'''

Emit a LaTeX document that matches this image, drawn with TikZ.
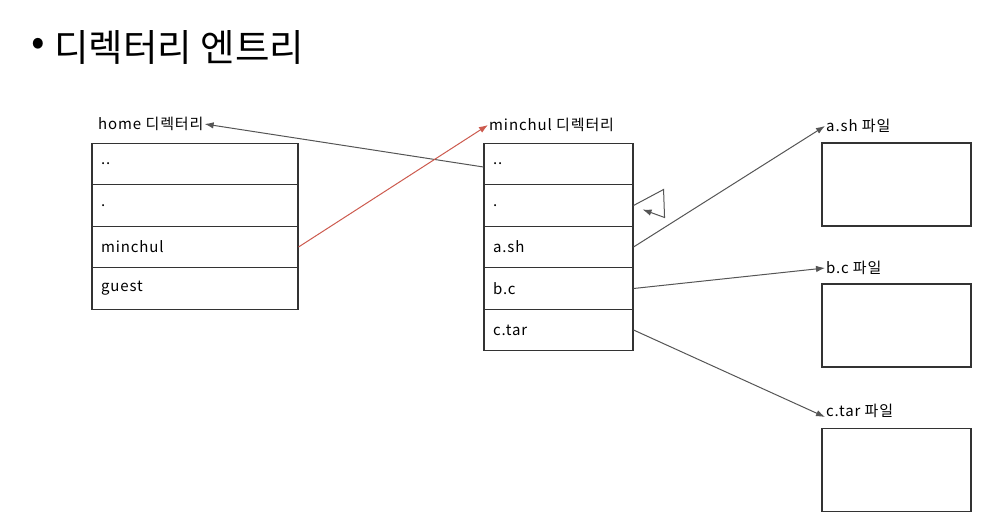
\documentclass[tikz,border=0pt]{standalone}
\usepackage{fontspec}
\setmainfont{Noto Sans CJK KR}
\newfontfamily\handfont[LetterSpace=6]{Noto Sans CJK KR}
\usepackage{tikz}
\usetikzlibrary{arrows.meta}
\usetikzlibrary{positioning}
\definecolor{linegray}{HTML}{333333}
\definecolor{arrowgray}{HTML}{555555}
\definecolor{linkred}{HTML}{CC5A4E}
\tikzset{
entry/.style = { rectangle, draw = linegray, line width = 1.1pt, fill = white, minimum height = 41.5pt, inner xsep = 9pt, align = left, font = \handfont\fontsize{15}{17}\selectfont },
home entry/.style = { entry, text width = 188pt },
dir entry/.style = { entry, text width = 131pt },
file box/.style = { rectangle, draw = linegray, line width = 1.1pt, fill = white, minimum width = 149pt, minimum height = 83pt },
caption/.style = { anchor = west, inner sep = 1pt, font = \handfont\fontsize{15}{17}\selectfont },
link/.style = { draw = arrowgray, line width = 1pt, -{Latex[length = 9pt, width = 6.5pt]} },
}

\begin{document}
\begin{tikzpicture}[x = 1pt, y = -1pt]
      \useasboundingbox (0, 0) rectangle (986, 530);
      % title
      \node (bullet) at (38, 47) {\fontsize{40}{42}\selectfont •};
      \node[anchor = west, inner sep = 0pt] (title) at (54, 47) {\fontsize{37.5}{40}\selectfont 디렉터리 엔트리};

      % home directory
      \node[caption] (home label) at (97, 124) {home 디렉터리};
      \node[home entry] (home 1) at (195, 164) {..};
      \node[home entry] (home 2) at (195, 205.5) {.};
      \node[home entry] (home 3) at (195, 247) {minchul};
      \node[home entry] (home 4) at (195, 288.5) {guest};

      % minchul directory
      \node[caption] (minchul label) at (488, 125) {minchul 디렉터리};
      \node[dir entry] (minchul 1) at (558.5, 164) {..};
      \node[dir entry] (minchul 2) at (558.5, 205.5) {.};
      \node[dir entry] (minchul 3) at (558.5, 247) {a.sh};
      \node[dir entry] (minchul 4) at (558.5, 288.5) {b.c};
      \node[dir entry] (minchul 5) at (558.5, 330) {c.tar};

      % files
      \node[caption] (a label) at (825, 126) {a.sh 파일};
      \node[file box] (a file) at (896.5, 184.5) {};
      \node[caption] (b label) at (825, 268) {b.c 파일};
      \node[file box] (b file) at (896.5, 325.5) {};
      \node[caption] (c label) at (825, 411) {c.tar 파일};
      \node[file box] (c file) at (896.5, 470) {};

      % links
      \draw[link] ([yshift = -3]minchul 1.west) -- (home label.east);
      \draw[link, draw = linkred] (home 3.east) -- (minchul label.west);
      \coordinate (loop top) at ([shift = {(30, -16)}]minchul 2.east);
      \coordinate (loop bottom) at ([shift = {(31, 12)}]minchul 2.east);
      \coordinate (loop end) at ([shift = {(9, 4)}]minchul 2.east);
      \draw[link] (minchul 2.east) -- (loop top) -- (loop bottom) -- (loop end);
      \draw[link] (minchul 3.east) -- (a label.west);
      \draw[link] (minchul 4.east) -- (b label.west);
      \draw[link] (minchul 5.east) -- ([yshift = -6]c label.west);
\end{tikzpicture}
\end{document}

'''

> _Task goal_: Transcribe the full listing above exactly, with the images removed.

> _Completed exercise_:
Emit a LaTeX document that matches this image, drawn with TikZ.
\documentclass[tikz,border=0pt]{standalone}
\usepackage{fontspec}
\setmainfont{Noto Sans CJK KR}
\newfontfamily\handfont[LetterSpace=6]{Noto Sans CJK KR}
\usepackage{tikz}
\usetikzlibrary{arrows.meta}
\usetikzlibrary{positioning}
\definecolor{linegray}{HTML}{333333}
\definecolor{arrowgray}{HTML}{555555}
\definecolor{linkred}{HTML}{CC5A4E}
\tikzset{
entry/.style = { rectangle, draw = linegray, line width = 1.1pt, fill = white, minimum height = 41.5pt, inner xsep = 9pt, align = left, font = \handfont\fontsize{15}{17}\selectfont },
home entry/.style = { entry, text width = 188pt },
dir entry/.style = { entry, text width = 131pt },
file box/.style = { rectangle, draw = linegray, line width = 1.1pt, fill = white, minimum width = 149pt, minimum height = 83pt },
caption/.style = { anchor = west, inner sep = 1pt, font = \handfont\fontsize{15}{17}\selectfont },
link/.style = { draw = arrowgray, line width = 1pt, -{Latex[length = 9pt, width = 6.5pt]} },
}

\begin{document}
\begin{tikzpicture}[x = 1pt, y = -1pt]
      \useasboundingbox (0, 0) rectangle (986, 530);
      % title
      \node (bullet) at (38, 47) {\fontsize{40}{42}\selectfont •};
      \node[anchor = west, inner sep = 0pt] (title) at (54, 47) {\fontsize{37.5}{40}\selectfont 디렉터리 엔트리};

      % home directory
      \node[caption] (home label) at (97, 124) {home 디렉터리};
      \node[home entry] (home 1) at (195, 164) {..};
      \node[home entry] (home 2) at (195, 205.5) {.};
      \node[home entry] (home 3) at (195, 247) {minchul};
      \node[home entry] (home 4) at (195, 288.5) {guest};

      % minchul directory
      \node[caption] (minchul label) at (488, 125) {minchul 디렉터리};
      \node[dir entry] (minchul 1) at (558.5, 164) {..};
      \node[dir entry] (minchul 2) at (558.5, 205.5) {.};
      \node[dir entry] (minchul 3) at (558.5, 247) {a.sh};
      \node[dir entry] (minchul 4) at (558.5, 288.5) {b.c};
      \node[dir entry] (minchul 5) at (558.5, 330) {c.tar};

      % files
      \node[caption] (a label) at (825, 126) {a.sh 파일};
      \node[file box] (a file) at (896.5, 184.5) {};
      \node[caption] (b label) at (825, 268) {b.c 파일};
      \node[file box] (b file) at (896.5, 325.5) {};
      \node[caption] (c label) at (825, 411) {c.tar 파일};
      \node[file box] (c file) at (896.5, 470) {};

      % links
      \draw[link] ([yshift = -3]minchul 1.west) -- (home label.east);
      \draw[link, draw = linkred] (home 3.east) -- (minchul label.west);
      \coordinate (loop top) at ([shift = {(30, -16)}]minchul 2.east);
      \coordinate (loop bottom) at ([shift = {(31, 12)}]minchul 2.east);
      \coordinate (loop end) at ([shift = {(9, 4)}]minchul 2.east);
      \draw[link] (minchul 2.east) -- (loop top) -- (loop bottom) -- (loop end);
      \draw[link] (minchul 3.east) -- (a label.west);
      \draw[link] (minchul 4.east) -- (b label.west);
      \draw[link] (minchul 5.east) -- ([yshift = -6]c label.west);
\end{tikzpicture}
\end{document}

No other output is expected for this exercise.